13. These rules are similar in their scope and application to the Darkhast rules. Both relate to the grant of rights and privileges as regards lands in which the state has full rights of ownership & power of disposal. It has been consistently held that the Darkhast rules do not by themselves confer any rights on any one to claim and obtain a grant of land on Darkhast. As early as 1876 Holloway J. expressed the opinion that these rules do not constitute rights enforceable in a Court of law -- 'Fakir Muhammad v. Thirumalachariar', 1 Mad. 205 (F B) at p. 222 (A). The decision in --'Subbaraya v. Sub Collector, Chingleput', 6 Mad. 303 (B) takes the same view. In that case though certain mirasidars of a village were entitled to claim the benefit of a preference under the Darkhast rules, it was held a civil Court could not compel the revenue authorities to grant a patta to the mirasidars in preference to strangers. They had a preferential claim under the Darkhast rules, but the revenue authorities had an uncon-trolled discretion. Bhashyam Aiyangar J. in -- 'Secy. of State v. Kasturi Reddi', 26 Mad. 268 (C), drew a distinction between the enforcement by a private person of a claim based on an actual grant by an officer on behalf of the Crown and the enforcement of a claim to obtain a grant from the State based on rules relating to Darkhast. The learned Judge observed:
"It may be that no one can advance in a civil Court any claim against the Crown or any one claiming under it, to the grant to him, under the darkhast rules, of land for which he has applied to the Revenue authorities under those rules -- ('Subbaraya v. Sub Collector, Chingleput', 6 Mad. 303).... But when a person claims that a grant has been made to him by an officer on behalf of the Crown, the mere fact that the alleged grant purports to have been made under the darkhast rules does not affect the jurisdiction of civil Courts to determine whether a grant has been made which would bind the Crown or anyone claiming under it subsequent to such grant. -- '(The Collector of Salem v. Rangappa', 12 Mad. 404.)" See also the observations of Bhashyam Aiyangar J. in -- 'Sappani Asari v. Collector Coimbatore', 26 Mad. 742 at p. 754 (D). In -- 'Muthuveera Pandyan v. Secy. of State', 30 Mad 270 (E) it was held that the propriety of a decision of a darkhast authority acting within the scope of its powers cannot be a subject of investigation by the civil Courts. The question whether a Revenue officer acting within the scope of his authority did or did not adhere to the prescribed rules cannot be investigated by a civil Court. Milter J. who agreed with Benson J. in that case said: "The Deputy Collector was undoubtedly acting within the scope of his authority in hearing and determining the appeals; and in my opinion the civil Courts have no power to investigate the question whether his decision of the appeal was one which he could or could not have arrived at by strictly following the rules laid down for the guidance of officers in disposing of applications for waste lands".

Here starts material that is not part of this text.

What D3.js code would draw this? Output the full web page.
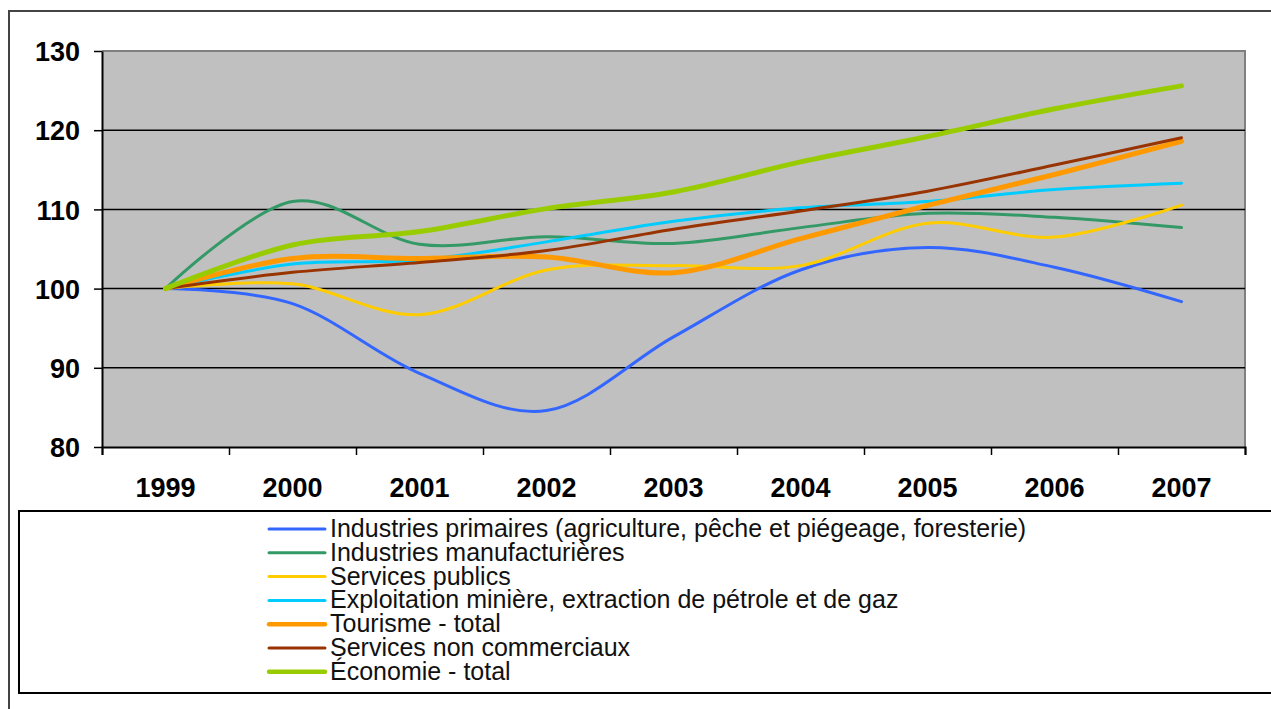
<!DOCTYPE html>
<html>
<head>
<meta charset="utf-8">
<script src="https://cdn.jsdelivr.net/npm/d3@7"></script>
<style>
  body { margin: 0; background: #fff; }
  svg { display: block; font-family: "Liberation Sans", Arial, Helvetica, sans-serif; }
  .tick text { fill: #000; }
</style>
</head>
<body>
<svg id="chart" width="1271" height="709"></svg>
<script>
// categories (years)
const years = ["1999", "2000", "2001", "2002", "2003", "2004", "2005", "2006", "2007"];

// series values, index 1999 = 100
const primaires      = [100, 98.1, 89.3, 84.6, 93.9, 102.35, 105.2, 102.7, 98.35];
const manufacture    = [100, 111.0, 105.6, 106.55, 105.7, 107.7, 109.5, 109.0, 107.7];
const servPublics    = [100, 100.6, 96.7, 102.35, 102.9, 102.9, 108.25, 106.5, 110.55];
const exploitation   = [100, 103.1, 103.6, 105.9, 108.5, 110.2, 111.0, 112.5, 113.3];
const tourisme       = [100, 103.8, 103.8, 104.0, 102.0, 106.3, 110.5, 114.4, 118.6];
const servNonComm    = [100, 102.05, 103.3, 104.8, 107.5, 109.8, 112.3, 115.6, 119.05];
const economie       = [100, 105.5, 107.2, 110.1, 112.2, 116.0, 119.2, 122.7, 125.6];

const yTicks = [80, 90, 100, 110, 120, 130];

const series = [
  { name: "Industries primaires (agriculture, pêche et piégeage, foresterie)", values: primaires, color: "#3366ff", w: 3 },
  { name: "Industries manufacturières", values: manufacture, color: "#339966", w: 3 },
  { name: "Services publics", values: servPublics, color: "#ffcc00", w: 3 },
  { name: "Exploitation minière, extraction de pétrole et de gaz", values: exploitation, color: "#00ccff", w: 3 },
  { name: "Tourisme - total", values: tourisme, color: "#ff9900", w: 5 },
  { name: "Services non commerciaux", values: servNonComm, color: "#993300", w: 3 },
  { name: "Économie - total", values: economie, color: "#99cc00", w: 5 }
];

// plot area
const plot = { left: 102, right: 1245, top: 51, bottom: 447 };

const svg = d3.select("#chart");

// outer chart border
svg.append("rect")
    .attr("x", 9).attr("y", 11)
    .attr("width", 1300).attr("height", 760)
    .attr("fill", "#fff")
    .attr("stroke", "#444").attr("stroke-width", 2);

const x = d3.scaleBand()
    .domain(years)
    .range([plot.left, plot.right])
    .padding(0);

const xIdx = d3.scaleLinear()
    .domain([0, years.length])
    .range([plot.left, plot.right]);

const y = d3.scaleLinear()
    .domain([80, 130])
    .range([plot.bottom, plot.top]);

// plot background
svg.append("rect")
    .attr("x", plot.left).attr("y", plot.top)
    .attr("width", plot.right - plot.left)
    .attr("height", plot.bottom - plot.top)
    .attr("fill", "#c0c0c0");

// top and right border of the plot
svg.append("path")
    .attr("d", `M${plot.left},${plot.top}H${plot.right}V${plot.bottom}`)
    .attr("fill", "none")
    .attr("stroke", "#808080")
    .attr("stroke-width", 2);

// gridlines
svg.append("g")
    .selectAll("line")
    .data(yTicks.filter(t => t > 80 && t < 130))
    .join("line")
    .attr("x1", plot.left).attr("x2", plot.right)
    .attr("y1", d => y(d)).attr("y2", d => y(d))
    .attr("stroke", "#000")
    .attr("stroke-width", 1.5);

// y axis
const yAxis = svg.append("g")
    .attr("transform", `translate(${plot.left},0)`)
    .call(d3.axisLeft(y).tickValues(yTicks).tickSize(8).tickPadding(14).tickSizeOuter(0));
yAxis.select(".domain").attr("stroke", "#000").attr("stroke-width", 2);
yAxis.selectAll(".tick line").attr("stroke", "#000").attr("stroke-width", 1.5);
yAxis.selectAll(".tick text")
    .attr("font-size", 27)
    .attr("font-weight", "bold")
    .attr("dy", "0.36em");

// x axis: tick marks between categories
const xAxis = svg.append("g")
    .attr("transform", `translate(0,${plot.bottom})`)
    .call(d3.axisBottom(xIdx).tickValues(d3.range(years.length + 1)).tickSize(8).tickFormat(""));
xAxis.select(".domain").attr("stroke", "#000").attr("stroke-width", 2);
xAxis.selectAll(".tick line").attr("stroke", "#000").attr("stroke-width", 1.5);

// x labels at category centres
svg.append("g")
    .selectAll("text")
    .data(years)
    .join("text")
    .attr("x", d => x(d) + x.bandwidth() / 2)
    .attr("y", 497)
    .attr("text-anchor", "middle")
    .attr("font-size", 27)
    .attr("font-weight", "bold")
    .text(d => d);

// lines, smoothed like the spreadsheet
const line = d3.line()
    .x((d, i) => x(years[i]) + x.bandwidth() / 2)
    .y(d => y(d))
    .curve(d3.curveCatmullRom.alpha(0));

svg.append("g")
    .selectAll("path")
    .data(series)
    .join("path")
    .attr("d", d => line(d.values))
    .attr("fill", "none")
    .attr("stroke", d => d.color)
    .attr("stroke-width", d => d.w)
    .attr("stroke-linecap", "round")
    .attr("stroke-linejoin", "round");

// legend
svg.append("rect")
    .attr("x", 19).attr("y", 511)
    .attr("width", 1300).attr("height", 182)
    .attr("fill", "#fff")
    .attr("stroke", "#000").attr("stroke-width", 2);

const legend = svg.append("g")
    .selectAll("g")
    .data(series)
    .join("g")
    .attr("transform", (d, i) => `translate(0,${529 + i * 23.8})`);

legend.append("line")
    .attr("x1", 269).attr("x2", 325)
    .attr("stroke", d => d.color)
    .attr("stroke-width", d => d.w === 5 ? 4.5 : 3)
    .attr("stroke-linecap", "round");

legend.append("text")
    .attr("x", 330)
    .attr("y", 8)
    .attr("font-size", 25)
    .attr("fill", "#111")
    .text(d => d.name);
</script>
</body>
</html>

Applying this principle to the facts of the present case, it follows that the Board of Revenue to whom the power of granting mining leases had been delegated were acting within the scope of their authority in considering the applications of the appellant and Nimbkar. They had the power and Jurisdiction to decide to whom the lease should be granted. Even if their decision may not be strictly according to the mining rules, a civil Court cannot set aside their decision on that ground. The appellant cannot, therefore, maintain the suit, and it was rightly dismissed. The appeal is also dismissed with costs.
14. We cannot, however, support the lower Courts' award of compensatory costs to the Government and Nimbkar separately in addition to the award of ordinary costs, two sets. The award of compensatory costs is now governed by Section 35-A Civil P. C. It is intended to deal with exceptional cases in which the exercise of the ordinary discretion under Section 35 would not afford a sufficient compensation. So, before awarding compensatory costs the Court should satisfy itself that the claim was false or vexatious to the knowledge of the appellant and that the interests of justice require compensatory costs to be awarded. We are unable to agree with the learned Judge that the claim of the appellant can be said to be false or vexatious to his knowledge. The appellant might have thought that the provision in para. 4 (1) of the prospecting licence in his favour conferred a right on him to obtain a mining lease. It may be that this contention of his has been found to be untenable. But, on that ground, it cannot be said to be false or vexatious. We set aside the decree of the Court below in so far as it awards compensatory costs to the Government and Nimbkar. The award of ordinary costs of the suit will, of course, stand.
15. The learned Judge also dismissed the other suit filed by the appellant, from which A. S. No. 793 of 1948 has arisen, to recover from Nimbkar the value of the ore alleged to have been dug and removed by him from the area covered by the prospecting licence in the appellant's favour. He held that the appellant had not proved any trespass on his land or that he has suffered any damage. Now, it is clear that the only substantial question which arises in the suit is whether the pits from which Nimbkar dug the ore in dispute were situated within the area cohered by the prospecting licence in favour of the appellant. If that question were to be decided in favour of the appellant, he would certainly be entitled to relief. Equally, if the finding on that issue was against the appellant, the suit must fail. Learned counsel for the respondent, Nimbkar, was unable to point to us a considered finding of the learned District Judge on this issue. In paras. 7 and 8 the learned Judge no doubt referred to some of the documentary evidence relating to this issue. But he did not attempt to solve what he calls the "survey tangle". He referred to the Government solving the tangle by the grant of a licence of a further 114 acres in S. No. 326 of Janikunta to Nimbkar. But that was subsequent to the period with which we are concerned in this suit and cannot obviate the necessity of finding whether the pits worked by Nimbkar were situated in the area covered by the appellant's prospecting licence. As we have decided to remand the suit for fresh and satisfactory disposal, we do not wish to say anything on the merits. However, we must say in justification of this course that it appears to us that something can be said in favour of the appellant. There is evidence to show that the officers of the Government, on investigation and enquiry, came to the conclusion that the disputed area really fell within the ambit of the appellant's licence. No doubt, this opinion of the officers of the Government is not conclusive of the matter. We have only mentioned it to show that the learned Judge was not warranted in brushing aside the appellant's case without fully discussing the evidence adduced on the point.
16. We allow Appln. No. 793 of 1948 and set aside the decree of the District Judge dismissing the suit. The suit will be remanded to the District Court of Bellary to be tried and disposed of in accordance with law. The appellant will be entitled to a refund of the court-fee paid on the memorandum of appeal. The costs of this appeal will abide the result of the suit.